**OBJECTIVE**
Take the lines from the head of the listing through the one bearing "const ic50Text = ['~509', '~156', '49.7', '~104', '~397'];" and copy them exactly, leaving every picture out.
....................
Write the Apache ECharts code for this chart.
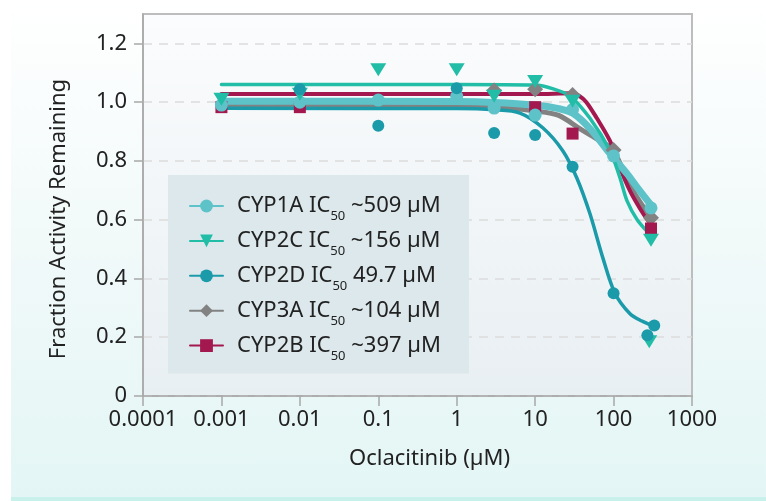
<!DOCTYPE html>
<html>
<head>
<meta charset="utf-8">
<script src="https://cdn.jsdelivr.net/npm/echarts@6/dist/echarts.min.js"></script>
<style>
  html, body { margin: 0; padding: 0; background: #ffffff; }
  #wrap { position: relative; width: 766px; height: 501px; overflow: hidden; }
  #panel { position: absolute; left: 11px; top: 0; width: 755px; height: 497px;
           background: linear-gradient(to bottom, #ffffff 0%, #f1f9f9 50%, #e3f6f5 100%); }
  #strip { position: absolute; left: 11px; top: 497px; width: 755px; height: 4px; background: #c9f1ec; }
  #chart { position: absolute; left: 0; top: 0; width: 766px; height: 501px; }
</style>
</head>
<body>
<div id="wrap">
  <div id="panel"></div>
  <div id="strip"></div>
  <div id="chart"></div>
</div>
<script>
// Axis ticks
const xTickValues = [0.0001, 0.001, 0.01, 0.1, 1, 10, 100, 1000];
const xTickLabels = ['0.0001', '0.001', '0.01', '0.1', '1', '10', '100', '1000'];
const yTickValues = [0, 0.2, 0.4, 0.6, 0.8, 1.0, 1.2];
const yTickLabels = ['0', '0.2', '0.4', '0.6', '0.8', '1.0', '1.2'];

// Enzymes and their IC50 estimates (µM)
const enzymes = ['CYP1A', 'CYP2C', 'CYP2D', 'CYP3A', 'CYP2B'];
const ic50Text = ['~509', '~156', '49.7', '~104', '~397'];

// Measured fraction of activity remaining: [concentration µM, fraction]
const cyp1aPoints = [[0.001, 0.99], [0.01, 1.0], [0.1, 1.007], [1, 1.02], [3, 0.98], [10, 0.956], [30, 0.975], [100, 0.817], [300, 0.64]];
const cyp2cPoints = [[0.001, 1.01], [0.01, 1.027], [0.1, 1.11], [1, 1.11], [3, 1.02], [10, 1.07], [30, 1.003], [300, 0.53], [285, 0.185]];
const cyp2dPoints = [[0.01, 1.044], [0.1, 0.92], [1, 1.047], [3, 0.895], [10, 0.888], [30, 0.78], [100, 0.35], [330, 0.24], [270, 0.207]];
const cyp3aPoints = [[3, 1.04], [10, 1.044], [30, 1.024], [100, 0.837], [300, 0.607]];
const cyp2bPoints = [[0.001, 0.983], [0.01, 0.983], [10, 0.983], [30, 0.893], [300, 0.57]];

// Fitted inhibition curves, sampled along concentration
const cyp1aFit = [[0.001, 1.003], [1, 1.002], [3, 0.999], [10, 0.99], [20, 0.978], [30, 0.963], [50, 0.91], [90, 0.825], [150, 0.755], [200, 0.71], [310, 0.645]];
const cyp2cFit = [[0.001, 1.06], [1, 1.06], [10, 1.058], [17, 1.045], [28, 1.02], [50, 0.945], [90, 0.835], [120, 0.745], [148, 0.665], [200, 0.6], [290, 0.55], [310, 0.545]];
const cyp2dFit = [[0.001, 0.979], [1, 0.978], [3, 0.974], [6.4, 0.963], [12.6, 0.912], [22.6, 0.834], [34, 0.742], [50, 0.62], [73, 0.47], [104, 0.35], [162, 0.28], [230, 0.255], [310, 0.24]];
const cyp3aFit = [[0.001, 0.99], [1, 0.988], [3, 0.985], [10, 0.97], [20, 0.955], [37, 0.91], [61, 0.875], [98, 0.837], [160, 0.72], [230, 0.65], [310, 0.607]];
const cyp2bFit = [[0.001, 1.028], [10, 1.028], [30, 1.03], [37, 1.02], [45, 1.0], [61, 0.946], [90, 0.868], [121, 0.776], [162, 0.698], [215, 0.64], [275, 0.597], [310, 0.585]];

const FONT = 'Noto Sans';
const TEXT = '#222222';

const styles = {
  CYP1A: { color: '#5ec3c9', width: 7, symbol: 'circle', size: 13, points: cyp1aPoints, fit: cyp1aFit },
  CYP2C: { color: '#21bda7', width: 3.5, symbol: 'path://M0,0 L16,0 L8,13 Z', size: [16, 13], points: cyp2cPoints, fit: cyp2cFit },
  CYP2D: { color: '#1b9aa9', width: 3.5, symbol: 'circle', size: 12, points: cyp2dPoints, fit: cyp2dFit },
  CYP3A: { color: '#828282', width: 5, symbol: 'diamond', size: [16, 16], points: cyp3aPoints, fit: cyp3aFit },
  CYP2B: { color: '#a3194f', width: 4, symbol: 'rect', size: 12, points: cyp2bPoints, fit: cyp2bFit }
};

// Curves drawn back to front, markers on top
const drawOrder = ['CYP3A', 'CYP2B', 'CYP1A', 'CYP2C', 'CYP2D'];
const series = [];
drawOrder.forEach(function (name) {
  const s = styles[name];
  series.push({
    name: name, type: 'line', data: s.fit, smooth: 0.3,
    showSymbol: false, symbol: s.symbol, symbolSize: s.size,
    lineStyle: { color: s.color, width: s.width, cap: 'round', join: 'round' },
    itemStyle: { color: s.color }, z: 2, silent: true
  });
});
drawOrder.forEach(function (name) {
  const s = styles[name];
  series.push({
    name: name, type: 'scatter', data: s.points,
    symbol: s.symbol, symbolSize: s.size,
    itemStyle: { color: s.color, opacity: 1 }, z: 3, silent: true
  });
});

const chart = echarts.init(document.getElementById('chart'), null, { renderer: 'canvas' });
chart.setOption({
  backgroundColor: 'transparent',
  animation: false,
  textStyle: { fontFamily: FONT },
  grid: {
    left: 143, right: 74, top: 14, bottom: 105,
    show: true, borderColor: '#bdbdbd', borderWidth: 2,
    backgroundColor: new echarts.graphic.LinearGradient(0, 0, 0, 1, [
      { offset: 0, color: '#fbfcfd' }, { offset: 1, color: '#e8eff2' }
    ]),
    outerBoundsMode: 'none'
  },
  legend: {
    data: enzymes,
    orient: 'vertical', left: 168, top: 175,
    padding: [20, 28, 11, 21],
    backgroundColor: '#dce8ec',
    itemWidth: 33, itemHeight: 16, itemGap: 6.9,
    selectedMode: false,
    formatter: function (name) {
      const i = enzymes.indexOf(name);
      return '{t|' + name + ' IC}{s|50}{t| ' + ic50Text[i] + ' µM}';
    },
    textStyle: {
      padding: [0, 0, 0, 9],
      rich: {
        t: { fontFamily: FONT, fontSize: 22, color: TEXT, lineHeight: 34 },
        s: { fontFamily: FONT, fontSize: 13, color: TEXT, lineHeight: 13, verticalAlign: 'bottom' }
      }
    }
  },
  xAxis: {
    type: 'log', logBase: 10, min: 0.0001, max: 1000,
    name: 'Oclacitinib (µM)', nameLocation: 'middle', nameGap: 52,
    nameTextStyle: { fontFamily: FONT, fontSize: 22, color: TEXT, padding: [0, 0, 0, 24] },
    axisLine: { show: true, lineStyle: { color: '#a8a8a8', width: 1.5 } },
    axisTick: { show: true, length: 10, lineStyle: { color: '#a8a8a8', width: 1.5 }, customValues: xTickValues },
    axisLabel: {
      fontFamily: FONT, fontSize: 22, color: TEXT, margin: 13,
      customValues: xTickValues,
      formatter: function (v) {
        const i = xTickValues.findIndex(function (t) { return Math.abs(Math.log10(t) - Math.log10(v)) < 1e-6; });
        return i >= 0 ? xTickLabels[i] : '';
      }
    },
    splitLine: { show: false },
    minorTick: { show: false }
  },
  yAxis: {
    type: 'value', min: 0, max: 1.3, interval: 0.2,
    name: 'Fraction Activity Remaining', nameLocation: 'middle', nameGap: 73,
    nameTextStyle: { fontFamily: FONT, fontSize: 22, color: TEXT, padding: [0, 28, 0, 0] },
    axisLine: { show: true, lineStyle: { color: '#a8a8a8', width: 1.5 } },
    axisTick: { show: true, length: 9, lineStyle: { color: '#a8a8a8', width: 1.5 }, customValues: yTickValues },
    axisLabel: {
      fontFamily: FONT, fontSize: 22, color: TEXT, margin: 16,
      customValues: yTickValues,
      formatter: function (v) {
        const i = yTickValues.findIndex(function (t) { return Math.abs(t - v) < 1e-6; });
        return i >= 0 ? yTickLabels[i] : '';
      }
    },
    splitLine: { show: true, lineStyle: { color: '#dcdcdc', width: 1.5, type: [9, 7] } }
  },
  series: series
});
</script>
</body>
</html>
....................
**COMPLETE RESPONSE**
Write the Apache ECharts code for this chart.
<!DOCTYPE html>
<html>
<head>
<meta charset="utf-8">
<script src="https://cdn.jsdelivr.net/npm/echarts@6/dist/echarts.min.js"></script>
<style>
  html, body { margin: 0; padding: 0; background: #ffffff; }
  #wrap { position: relative; width: 766px; height: 501px; overflow: hidden; }
  #panel { position: absolute; left: 11px; top: 0; width: 755px; height: 497px;
           background: linear-gradient(to bottom, #ffffff 0%, #f1f9f9 50%, #e3f6f5 100%); }
  #strip { position: absolute; left: 11px; top: 497px; width: 755px; height: 4px; background: #c9f1ec; }
  #chart { position: absolute; left: 0; top: 0; width: 766px; height: 501px; }
</style>
</head>
<body>
<div id="wrap">
  <div id="panel"></div>
  <div id="strip"></div>
  <div id="chart"></div>
</div>
<script>
// Axis ticks
const xTickValues = [0.0001, 0.001, 0.01, 0.1, 1, 10, 100, 1000];
const xTickLabels = ['0.0001', '0.001', '0.01', '0.1', '1', '10', '100', '1000'];
const yTickValues = [0, 0.2, 0.4, 0.6, 0.8, 1.0, 1.2];
const yTickLabels = ['0', '0.2', '0.4', '0.6', '0.8', '1.0', '1.2'];

// Enzymes and their IC50 estimates (µM)
const enzymes = ['CYP1A', 'CYP2C', 'CYP2D', 'CYP3A', 'CYP2B'];
const ic50Text = ['~509', '~156', '49.7', '~104', '~397'];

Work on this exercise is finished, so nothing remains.